The music industry is used to bad news. When the International Federation of the Phonographic Industry announced that record sales in 2012 had their first yearly uptick since 1999, for example, there was jubilation in the record business — even though the gain was only 0.3 percent.
One area that has been growing consistently, however, are the royalties from performing rights organizations like Broadcast Music Inc. and the American Society of Composers, Authors and Publishers, which pay songwriters and music publishers when their music is broadcast, performed live or streamed online.
BMI, as Broadcast Music is known, will announce on Monday that it had $944 million in revenue for the year that ended in June. That is 5 percent more than it collected the year before, and a new high for the organization, whose 600,000 members include stars like Taylor Swift, Pink and Adam Levine of the band Maroon 5. BMI paid $814 million in royalties, the first time its annual distributions have exceeded $800 million. Since 2003, BMI’s revenue has increased about 50 percent.
The performing rights societies are some of the industry’s oldest financial engines, and they are trying to adapt to a digitized business that has spread far beyond radio and broadcast television, their bread and butter for decades.
BMI, which was founded in 1939, collected $57 million in its most recent year from digital services, which include not only Pandora and Spotify but also Hulu, Netflix and other online outlets.

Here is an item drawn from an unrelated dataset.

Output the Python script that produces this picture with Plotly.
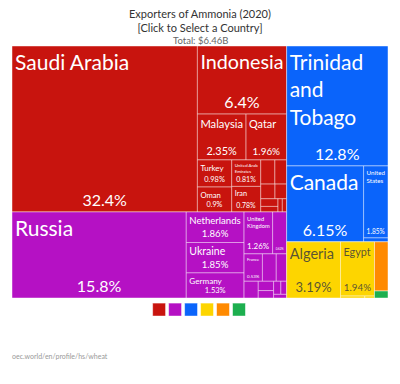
import plotly.graph_objects as go

# ---------------- data ----------------
continents = ["Asia", "Europe", "North America", "Africa", "South America", "Oceania"]
continent_colors = ["#C8140E", "#B511C4", "#0A64FB", "#FDD500", "#FF8A00", "#1DAF4F"]

asia_countries = ["Saudi Arabia", "Indonesia", "Malaysia", "Qatar", "Turkey", "Oman",
                  "United Arab Emirates", "Iran", "China", "Japan", "Kuwait", "Bahrain",
                  "South Korea", "India", "Israel", "Singapore"]
asia_shares = [32.4, 6.4, 2.35, 1.96, 0.98, 0.9, 0.81, 0.78, 0.36, 0.3, 0.22, 0.18,
               0.14, 0.1, 0.06, 0.06]

europe_countries = ["Russia", "Netherlands", "Ukraine", "Germany", "United Kingdom", "France",
                    "Lithuania", "Belgium", "Poland", "Belarus", "Bulgaria", "Croatia",
                    "Romania", "Austria", "Spain"]
europe_shares = [15.8, 1.86, 1.85, 1.53, 1.26, 0.53, 0.62, 0.4, 0.3, 0.25, 0.15, 0.12,
                 0.1, 0.08, 0.05]

north_america_countries = ["Trinidad and Tobago", "Canada", "United States", "Mexico"]
north_america_shares = [12.8, 6.15, 1.85, 0.1]

africa_countries = ["Algeria", "Egypt", "Nigeria", "Libya"]
africa_shares = [3.19, 1.94, 0.05, 0.02]

south_america_countries = ["Venezuela"]
south_america_shares = [0.7]

oceania_countries = ["Australia"]
oceania_shares = [0.1]

title_text = "Exporters of Ammonia (2020)<br>[Click to Select a Country]"
total_label = "Total: $6.46B"
source_label = "oec.world/en/profile/hs/wheat"

wrapped_names = {
    "Trinidad and Tobago": "Trinidad<br>and<br>Tobago",
    "United Kingdom": "United<br>Kingdom",
    "United States": "United<br>States",
    "United Arab Emirates": "United Arab<br>Emirates",
}
name_hidden = ["Lithuania", "Venezuela"]   # tiles too narrow for a name in the reference
pct_hidden = ["Venezuela"]
short_tiles = ["Germany"]                  # flat tiles get slightly smaller text

# ---------------- build hierarchy ----------------
groups = [
    (asia_countries, asia_shares),
    (europe_countries, europe_shares),
    (north_america_countries, north_america_shares),
    (africa_countries, africa_shares),
    (south_america_countries, south_america_shares),
    (oceania_countries, oceania_shares),
]

FONT = "Lato, 'Source Sans Pro', Roboto, sans-serif"

ids, labels, parents, values, colors = [], [], [], [], []
name_text, pct_text, txt_colors, name_sizes, pct_sizes = [], [], [], [], []
for cont, col, (names, shares) in zip(continents, continent_colors, groups):
    ids.append(cont); labels.append(cont); parents.append(""); values.append(0)
    colors.append(col); name_text.append(""); pct_text.append("")
    txt_colors.append("white"); name_sizes.append(10); pct_sizes.append(10)
    tc = "rgba(60,60,60,0.85)" if cont == "Africa" else "white"
    for n, s in zip(names, shares):
        ids.append(cont + "/" + n); labels.append(n); parents.append(cont)
        values.append(s); colors.append(col)
        show = s >= 0.5
        name_text.append(wrapped_names.get(n, n) if show and n not in name_hidden else "")
        pct_text.append(f"{s}%" if show and n not in pct_hidden else "")
        txt_colors.append(tc)
        k = 0.85 if n in short_tiles else 1.0
        name_sizes.append(k * min(21, 5 + 3.0 * s))
        pct_sizes.append(k * min(16, 5 + 2.5 * s))

common = dict(
    ids=ids, labels=labels, parents=parents, values=values,
    branchvalues="remainder", sort=True,
    tiling=dict(packing="squarify", squarifyratio=1.618, pad=0),
    pathbar=dict(visible=False),
    domain=dict(x=[0, 1], y=[0.0935, 1]),
    textinfo="text",
)

fig = go.Figure()
fig.add_trace(go.Treemap(
    **common,
    text=name_text,
    textposition="top left",
    textfont=dict(family=FONT, size=name_sizes, color=txt_colors),
    marker=dict(colors=colors, line=dict(color="rgba(255,255,255,0.45)", width=1),
                pad=dict(t=0, l=0, r=0, b=0)),
    hoverinfo="label+value",
))
fig.add_trace(go.Treemap(
    **common,
    text=pct_text,
    textposition="bottom center",
    textfont=dict(family=FONT, size=pct_sizes, color=txt_colors),
    marker=dict(colors=["rgba(0,0,0,0)"] * len(ids), line=dict(width=0),
                pad=dict(t=0, l=0, r=0, b=0)),
    hoverinfo="skip",
))

# legend squares
fig.add_trace(go.Scatter(
    x=list(range(len(continents))), y=[0] * len(continents),
    mode="markers", xaxis="x", yaxis="y",
    marker=dict(symbol="square", size=13, color=continent_colors,
                line=dict(color="rgba(255,255,255,0.55)", width=1)),
    hovertext=continents, hoverinfo="text", showlegend=False,
))

fig.update_layout(
    width=400, height=384,
    margin=dict(l=4, r=20, t=38, b=68),
    paper_bgcolor="white", plot_bgcolor="white",
    showlegend=False,
    font=dict(family=FONT, color="#333"),
    xaxis=dict(domain=[0.37, 0.625], range=[-0.5, 5.5], visible=False, fixedrange=True),
    yaxis=dict(domain=[0.01, 0.0935], range=[-1, 1], visible=False, fixedrange=True),
    annotations=[
        dict(text=title_text, x=0.5, y=1.0935, xref="paper", yref="paper",
             yanchor="middle", showarrow=False,
             font=dict(size=11, color="#333", family=FONT)),
        dict(text=total_label, x=0.5, y=1.0198, xref="paper", yref="paper",
             yanchor="middle", showarrow=False, font=dict(size=9.5, color="#666", family=FONT)),
        dict(text=source_label, x=-0.005, y=-0.115, xref="paper", yref="paper",
             xanchor="left", yanchor="middle", showarrow=False,
             font=dict(size=7, color="#999", family=FONT)),
    ],
)

fig.write_html("out.html")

As recently as 2009, such services represented just 2 percent of BMI’s domestic revenue, but in its latest fiscal year they were 9 percent.

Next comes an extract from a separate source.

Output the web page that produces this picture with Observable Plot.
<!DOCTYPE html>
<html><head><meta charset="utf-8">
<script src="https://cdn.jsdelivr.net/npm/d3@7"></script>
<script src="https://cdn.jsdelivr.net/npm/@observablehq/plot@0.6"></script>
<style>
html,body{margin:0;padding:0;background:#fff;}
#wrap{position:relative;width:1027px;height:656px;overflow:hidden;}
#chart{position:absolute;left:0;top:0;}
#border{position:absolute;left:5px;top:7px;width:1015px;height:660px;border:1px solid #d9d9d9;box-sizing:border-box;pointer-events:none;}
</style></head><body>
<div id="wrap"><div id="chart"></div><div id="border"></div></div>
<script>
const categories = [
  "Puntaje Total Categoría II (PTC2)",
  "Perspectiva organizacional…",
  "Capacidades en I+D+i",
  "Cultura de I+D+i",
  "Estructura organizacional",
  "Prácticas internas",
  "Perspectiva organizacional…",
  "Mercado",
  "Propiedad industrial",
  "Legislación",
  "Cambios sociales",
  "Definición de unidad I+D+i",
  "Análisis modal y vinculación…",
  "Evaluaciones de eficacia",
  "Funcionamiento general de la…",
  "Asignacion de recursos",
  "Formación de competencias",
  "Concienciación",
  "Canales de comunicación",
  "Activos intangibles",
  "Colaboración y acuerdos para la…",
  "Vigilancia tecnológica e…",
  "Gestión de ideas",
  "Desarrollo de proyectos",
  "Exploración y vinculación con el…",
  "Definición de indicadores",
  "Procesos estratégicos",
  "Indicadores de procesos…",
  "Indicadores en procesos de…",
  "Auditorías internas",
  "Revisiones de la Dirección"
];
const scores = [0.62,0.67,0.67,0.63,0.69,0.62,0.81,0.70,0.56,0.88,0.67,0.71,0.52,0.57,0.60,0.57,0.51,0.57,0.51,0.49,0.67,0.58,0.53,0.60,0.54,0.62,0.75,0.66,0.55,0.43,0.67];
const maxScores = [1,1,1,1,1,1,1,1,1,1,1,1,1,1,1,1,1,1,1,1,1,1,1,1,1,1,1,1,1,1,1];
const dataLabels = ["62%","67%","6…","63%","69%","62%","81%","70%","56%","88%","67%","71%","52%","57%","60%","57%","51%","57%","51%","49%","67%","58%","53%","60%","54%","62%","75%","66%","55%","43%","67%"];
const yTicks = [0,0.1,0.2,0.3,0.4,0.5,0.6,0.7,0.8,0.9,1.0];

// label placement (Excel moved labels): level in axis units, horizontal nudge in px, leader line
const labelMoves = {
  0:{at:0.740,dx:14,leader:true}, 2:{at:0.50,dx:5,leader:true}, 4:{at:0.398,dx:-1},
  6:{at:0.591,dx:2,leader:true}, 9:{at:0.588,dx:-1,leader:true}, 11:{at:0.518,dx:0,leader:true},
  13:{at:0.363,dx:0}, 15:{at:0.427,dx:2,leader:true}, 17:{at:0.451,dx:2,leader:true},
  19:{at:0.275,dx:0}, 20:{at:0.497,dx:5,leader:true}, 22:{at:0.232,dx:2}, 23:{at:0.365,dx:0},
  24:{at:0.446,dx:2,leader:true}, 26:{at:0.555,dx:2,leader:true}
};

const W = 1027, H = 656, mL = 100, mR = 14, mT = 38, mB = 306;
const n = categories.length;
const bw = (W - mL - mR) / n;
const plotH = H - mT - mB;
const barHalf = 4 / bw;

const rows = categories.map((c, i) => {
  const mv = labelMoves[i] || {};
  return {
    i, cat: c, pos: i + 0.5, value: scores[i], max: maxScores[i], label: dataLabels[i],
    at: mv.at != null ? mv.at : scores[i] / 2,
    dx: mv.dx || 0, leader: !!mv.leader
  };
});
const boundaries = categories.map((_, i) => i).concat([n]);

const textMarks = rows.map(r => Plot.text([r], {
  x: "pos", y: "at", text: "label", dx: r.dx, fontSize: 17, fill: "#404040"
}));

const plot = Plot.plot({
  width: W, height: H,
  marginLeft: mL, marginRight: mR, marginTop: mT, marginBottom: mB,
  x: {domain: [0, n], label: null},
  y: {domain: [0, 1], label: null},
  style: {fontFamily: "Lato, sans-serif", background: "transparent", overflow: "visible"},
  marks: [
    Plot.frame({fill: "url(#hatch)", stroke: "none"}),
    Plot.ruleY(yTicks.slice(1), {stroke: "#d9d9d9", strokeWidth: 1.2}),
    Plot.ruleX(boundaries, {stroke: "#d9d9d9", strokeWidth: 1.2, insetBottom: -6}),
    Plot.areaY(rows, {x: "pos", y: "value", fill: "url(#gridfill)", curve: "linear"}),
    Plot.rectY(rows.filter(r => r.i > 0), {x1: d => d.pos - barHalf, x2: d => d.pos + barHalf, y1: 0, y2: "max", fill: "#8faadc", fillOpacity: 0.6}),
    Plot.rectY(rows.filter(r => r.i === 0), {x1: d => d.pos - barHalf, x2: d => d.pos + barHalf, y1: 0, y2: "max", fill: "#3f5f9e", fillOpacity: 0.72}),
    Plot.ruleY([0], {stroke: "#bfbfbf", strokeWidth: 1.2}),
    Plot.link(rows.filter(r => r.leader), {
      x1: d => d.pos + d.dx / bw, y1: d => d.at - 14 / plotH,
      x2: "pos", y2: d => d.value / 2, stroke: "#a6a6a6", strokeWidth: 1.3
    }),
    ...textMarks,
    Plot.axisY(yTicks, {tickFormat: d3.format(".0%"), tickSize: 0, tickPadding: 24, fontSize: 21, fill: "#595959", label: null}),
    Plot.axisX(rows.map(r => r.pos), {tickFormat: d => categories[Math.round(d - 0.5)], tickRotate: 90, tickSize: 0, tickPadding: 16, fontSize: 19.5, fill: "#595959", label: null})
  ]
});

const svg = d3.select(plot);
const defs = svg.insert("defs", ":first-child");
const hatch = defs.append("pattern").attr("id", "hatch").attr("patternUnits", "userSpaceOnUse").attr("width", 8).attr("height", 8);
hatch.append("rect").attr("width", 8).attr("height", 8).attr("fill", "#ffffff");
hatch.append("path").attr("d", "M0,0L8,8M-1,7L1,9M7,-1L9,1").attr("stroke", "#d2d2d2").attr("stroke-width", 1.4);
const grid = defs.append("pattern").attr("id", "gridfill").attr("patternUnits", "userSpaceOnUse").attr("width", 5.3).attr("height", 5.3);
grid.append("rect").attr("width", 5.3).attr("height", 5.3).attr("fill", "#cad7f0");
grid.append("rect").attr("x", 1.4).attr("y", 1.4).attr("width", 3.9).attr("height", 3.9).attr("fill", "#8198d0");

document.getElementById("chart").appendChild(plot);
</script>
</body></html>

BMI’s “general licensing” category, which includes live performances as well as the music played in restaurants and other businesses, brought in $116 million, and $297 million more came from international sources. Michael O’Neill, who took over as BMI’s chief executive this month, said the organization had become leaner through staff reductions and by building a more efficient digital infrastructure to track billions of performances of its songs.
Founded in 1914, the American Society of Composers, Authors and Publishers, or Ascap, reported in March that it had $942 million in revenue for 2012, down 4.2 percent. For the year that ended in June 2012, BMI’s revenue also fell by about 3.5 percent, to $899 million. In those periods, both organizations — which are nonprofits regulated by federal consent decrees — were hit by a royalty renegotiation with radio broadcasters.

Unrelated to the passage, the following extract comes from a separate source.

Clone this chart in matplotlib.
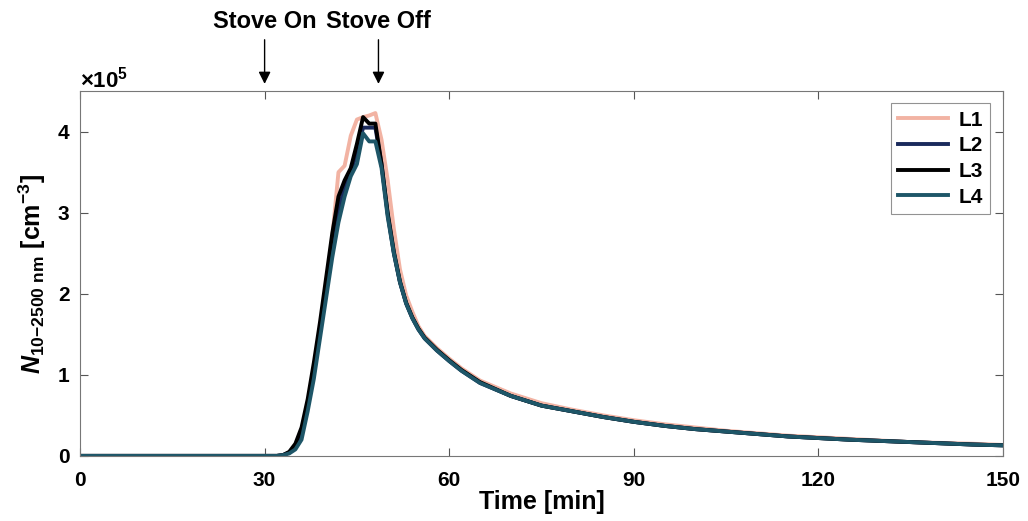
import numpy as np
import matplotlib
matplotlib.use('Agg')
import matplotlib.pyplot as plt
from matplotlib.ticker import ScalarFormatter

plt.rcParams['font.family'] = ['Liberation Sans', 'DejaVu Sans']
plt.rcParams['font.weight'] = 'bold'
plt.rcParams['mathtext.fontset'] = 'custom'
plt.rcParams['mathtext.rm'] = 'Liberation Sans:bold'
plt.rcParams['mathtext.it'] = 'Liberation Sans:italic:bold'
plt.rcParams['mathtext.bf'] = 'Liberation Sans:bold'

# time [min]
t = [0, 30, 32, 33, 34, 35, 36, 37, 38, 39, 40, 41, 42, 43, 44, 45, 46, 47, 48, 49,
     50, 51, 52, 53, 54, 55, 56, 58, 60, 62, 65, 70, 75, 80, 85, 90, 95, 100, 105,
     110, 115, 120, 125, 130, 135, 140, 145, 150]

# number concentration, x1e5 cm^-3
L1 = [0, 0, 0, 0.01, 0.04, 0.12, 0.28, 0.62, 1.05, 1.55, 2.1, 2.7, 3.5, 3.58, 3.95, 4.15,
      4.18, 4.2, 4.23, 3.9, 3.4, 2.8, 2.3, 1.98, 1.78, 1.6, 1.48, 1.33, 1.2, 1.08,
      0.93, 0.77, 0.65, 0.57, 0.5, 0.44, 0.39, 0.35, 0.31, 0.28, 0.25, 0.23, 0.21,
      0.19, 0.17, 0.16, 0.15, 0.135]
L2 = [0, 0, 0, 0.01, 0.04, 0.12, 0.3, 0.62, 1.08, 1.58, 2.1, 2.62, 3.05, 3.3, 3.5, 3.75,
      4.05, 4.05, 4.05, 3.6, 2.98, 2.5, 2.14, 1.88, 1.7, 1.56, 1.45, 1.3, 1.17, 1.05,
      0.9, 0.74, 0.62, 0.55, 0.48, 0.42, 0.37, 0.33, 0.3, 0.27, 0.24, 0.22, 0.2,
      0.185, 0.17, 0.155, 0.14, 0.13]
L3 = [0, 0, 0, 0.01, 0.05, 0.15, 0.35, 0.7, 1.15, 1.65, 2.2, 2.75, 3.2, 3.4, 3.55, 3.85,
      4.18, 4.1, 4.1, 3.6, 3.0, 2.52, 2.15, 1.89, 1.71, 1.57, 1.46, 1.31, 1.18, 1.06,
      0.91, 0.74, 0.62, 0.55, 0.48, 0.42, 0.37, 0.33, 0.3, 0.27, 0.24, 0.22, 0.2,
      0.185, 0.17, 0.155, 0.14, 0.13]
L4 = [0, 0, 0, 0.01, 0.03, 0.08, 0.2, 0.55, 0.95, 1.45, 1.95, 2.45, 2.88, 3.2, 3.45, 3.6,
      3.98, 3.88, 3.88, 3.55, 2.95, 2.5, 2.14, 1.88, 1.7, 1.56, 1.45, 1.3, 1.17, 1.05,
      0.9, 0.74, 0.62, 0.55, 0.48, 0.42, 0.37, 0.33, 0.3, 0.27, 0.24, 0.22, 0.2,
      0.185, 0.17, 0.155, 0.14, 0.13]

names = ['L1', 'L2', 'L3', 'L4']
colors = ['#F2B3A3', '#1A2A5C', '#000000', '#1E5668']
events = [('Stove On', 30), ('Stove Off', 48.5)]

fig = plt.figure(figsize=(10.28, 5.21), dpi=100)
ax = fig.add_axes([0.0778, 0.125, 0.898, 0.700])

for name, y, c in zip(names, [L1, L2, L3, L4], colors):
    ax.plot(t, np.array(y) * 1e5, color=c, lw=2.8, label=name)

ax.set_xlim(0, 150)
ax.set_ylim(0, 4.5e5)
ax.set_xticks([0, 30, 60, 90, 120, 150])
ax.set_yticks([0, 1e5, 2e5, 3e5, 4e5])
fmt = ScalarFormatter(useMathText=True)
fmt.set_powerlimits((0, 0))
ax.yaxis.set_major_formatter(fmt)
ax.yaxis.get_offset_text().set_fontsize(16)
ax.yaxis.get_offset_text().set_fontweight('bold')

ax.tick_params(direction='in', top=True, right=True, labelsize=15, length=6,
               width=0.8, color='#555555')
ax.tick_params(axis='x', pad=11)
ax.tick_params(axis='y', pad=7)
for lab in ax.get_xticklabels() + ax.get_yticklabels():
    lab.set_fontweight('bold')
for s in ax.spines.values():
    s.set_color('#777777')
    s.set_linewidth(0.8)

ax.set_xlabel('Time [min]', fontsize=18, fontweight='bold', labelpad=0)
ax.set_ylabel(r'$N_{\mathrm{10{-}2500\ nm}}$ [cm$^{\mathrm{-3}}$]', fontsize=18,
              fontweight='bold', labelpad=6)

leg = ax.legend(loc='upper right', fontsize=15, frameon=True, fancybox=False,
                handlelength=2.4, handletextpad=0.5, borderpad=0.35,
                labelspacing=0.32, borderaxespad=0,
                bbox_to_anchor=(0.986, 0.967))
leg.get_frame().set_edgecolor('#777777')
leg.get_frame().set_linewidth(0.8)
for txt in leg.get_texts():
    txt.set_fontweight('bold')

for label, x in events:
    ax.annotate(label, xy=(x, 1.02), xycoords=('data', 'axes fraction'),
                xytext=(x, 1.16), textcoords=('data', 'axes fraction'),
                ha='center', va='bottom', fontsize=17, fontweight='bold',
                arrowprops=dict(arrowstyle='-|>', color='black', lw=1,
                                mutation_scale=18, shrinkA=3, shrinkB=0),
                annotation_clip=False)

fig.savefig('out.png', dpi=100)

Even as the performing rights organizations have tried to adapt and streamline their operations for the digital age, their future has been cast into doubt. In recent years, some of biggest publishers have withdrawn digital rights to their catalogs from the performing rights organizations, in an effort to control the royalty rates paid by online services like Pandora.
But last week, a federal judge in a case between Ascap and Pandora ruled that publishers could not keep some rights within Ascap but withhold others. That decision did not directly affect BMI. But it raised concerns that the societies — already threatened by the trend of rights withdrawal by publishers — could be in even greater danger if they are seen as standing in the way of publishers getting the highest rates they can.
“This was the year we were declared dead by some,” said Richard Conlon, a senior vice president at BMI, “and we just hit a 74-year high in revenue.”